By Danielle Kutchel
They say you stumble across what you’re looking for when you least expect it, and that’s exactly what happened to James Klaic and Alison Mendieta.
Ready to buy a home of their own, the couple had originally been looking in the western suburbs at new developments, but were burned by a dodgy developer.
Scarred by that experience the first home owners, who had been renting in Edithvale, turned their attention to existing dwellings instead and found themselves drawn to Drouin.
“You get more for your money here as far as property goes, and we had family up here so we were already familiar with the area,” James explains.
They fell in love with a freshly-renovated weatherboard cottage on a good-sized block, but faced stiff competition from other similarly-besotted families.
“There were several offers. We were lucky to get it. Our offer was a little bit more, but the other buyer was a cash buyer,” James says of the trepidation they felt after putting in their bid.

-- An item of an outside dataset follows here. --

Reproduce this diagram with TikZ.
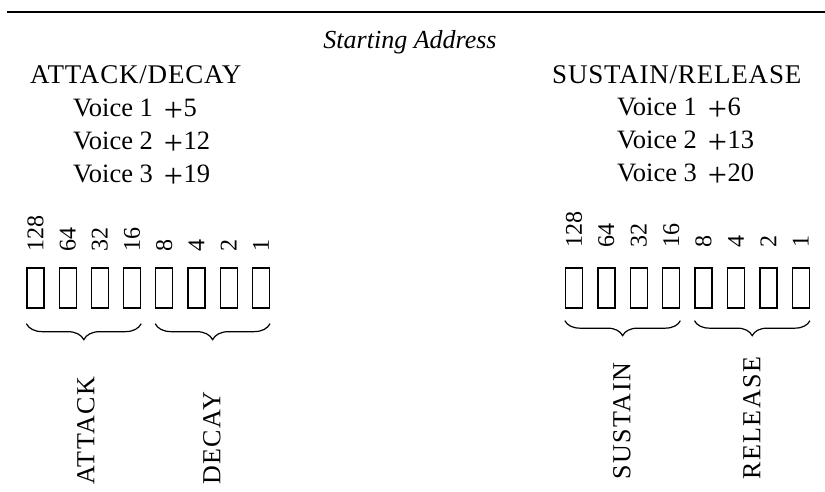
\documentclass[tikz,border=0pt]{standalone}
\usepackage{fontspec}
\setmainfont{Liberation Serif}
\newfontfamily\capsfont[LetterSpace=3]{Liberation Serif}
\newfontfamily\vcapsfont[LetterSpace=6]{Liberation Serif}
\usetikzlibrary{decorations.pathreplacing,calc}
\newcommand\voiceline[2]{Voice #1\hspace{11pt}\raisebox{-5pt}{\fontsize{34}{34}\selectfont+}\hspace{0.5pt}#2}
\tikzset{
  txt/.style={inner sep=0pt, font=\fontsize{26.5}{30}\selectfont},
  capstxt/.style={inner sep=0pt, font=\fontsize{27}{30}\selectfont\capsfont},
  numtxt/.style={inner sep=0pt, font=\fontsize{24}{28}\selectfont, rotate=90, anchor=west},
  bitbox/.style={draw, line width=1.3pt, minimum width=17pt, minimum height=40pt, inner sep=0pt},
  bracel/.style={line width=1.2pt, decorate, decoration={brace, mirror, amplitude=#1}},
  vlabel/.style={inner sep=0pt, font=\fontsize{26}{30}\selectfont\vcapsfont, rotate=90, anchor=west}
}
\begin{document}
\begin{tikzpicture}[x=1pt,y=-1pt]
\useasboundingbox (0,0) rectangle (825,491);
% top rule
\coordinate (ruleL) at (7,12);
\coordinate (ruleR) at (825,12);
\draw[line width=2pt] (ruleL) -- (ruleR);
% title
\node[txt, font=\fontsize{26}{30}\selectfont\itshape, anchor=base] (start) at (410,48) {Starting Address};
% left heading
\node[capstxt, anchor=base west] (ad) at (30,83) {ATTACK/DECAY};
\node[txt, anchor=base west] (lv1) at (73,116) {\voiceline{1}{5}};
\node[txt, anchor=base west] (lv2) at (73,149) {\voiceline{2}{12}};
\node[txt, anchor=base west] (lv3) at (73,182) {\voiceline{3}{19}};
% right heading
\node[capstxt, anchor=base west] (sr) at (552,83) {SUSTAIN/RELEASE};
\node[txt, anchor=base west] (rv1) at (617,115) {\voiceline{1}{6}};
\node[txt, anchor=base west] (rv2) at (617,148) {\voiceline{2}{13}};
\node[txt, anchor=base west] (rv3) at (617,181) {\voiceline{3}{20}};
% bits
\foreach \v [count=\i from 0] in {128,64,32,16,8,4,2,1} {
  \node[bitbox] (L\i) at ({35.5+32.2*\i},288) {};
  \node[numtxt] (nL\i) at ({35.5+32.2*\i},252) {\v};
  \node[bitbox] (R\i) at ({574+32.4*\i},288) {};
  \node[numtxt] (nR\i) at ({574+32.4*\i},248) {\v};
}
% braces
\draw[bracel=16pt] ([yshift=-15pt]L0.south west) -- ([yshift=-15pt]L3.south east);
\draw[bracel=16pt] ([yshift=-15pt]L4.south west) -- ([yshift=-15pt]L7.south east);
\draw[bracel=15pt] ([yshift=-12pt]R0.south west) -- ([yshift=-12pt]R3.south east);
\draw[bracel=15pt] ([yshift=-12pt]R4.south west) -- ([yshift=-12pt]R7.south east);
% field labels
\node[vlabel] (attack) at (86,485) {ATTACK};
\node[vlabel] (decay) at (212,485) {DECAY};
\node[vlabel] (sustain) at (622,480) {SUSTAIN};
\node[vlabel] (release) at (752,480) {RELEASE};
\end{tikzpicture}
\end{document}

They’ve set about adding their own personal touches to the house, enhancing its natural charm. Shelves boast a lush jungle of indoor plants, velvet chairs add oomph to the sun room, and nooks and crannies are filled with ornaments collected during their travels, vintage knick knacks and intriguing antiques.
Alison describes their style as “kitsch”.
“If it’s weird and quirky, I want it,” she says, “but without looking cluttered; that’s where I want to go with it.”
Meanwhile, they have a list of upgrades they plan on getting to, including changing the cupboards in the kitchen to update old laminate, installing an island bench, upgrading the kitchen benchtops (“because wood is not a good idea”, Alison explains) and adding a greenhouse out the back to house their growing plant collection.
Despite the list, they are happy with their purchase. While some first home owners are concerned about being so far away from the CBD, Alison, who works in the city, says living in a country town has its advantages.
“We’ve done more fun things being out in the country then we ever did living in the inner suburbs. For example, we go to farmers markets all the time. You don’t have to line up for stuff. It’s a great community, things are clean.”
James, who commutes to Doncaster for work, says the distance isn’t as overwhelming as people might think.
“It’s only 15, 20 minutes from here to Pakenham and that bit is always easy, no traffic. It’s really not that far out. And the V/line trains are nice. I haven’t felt the distance really at all.”
And they gush about the country lifestyle – seeing the stars at night, hearing kookaburras nearby and spotting black cockatoos in the gumtrees.
“I could never go back,” Alison says.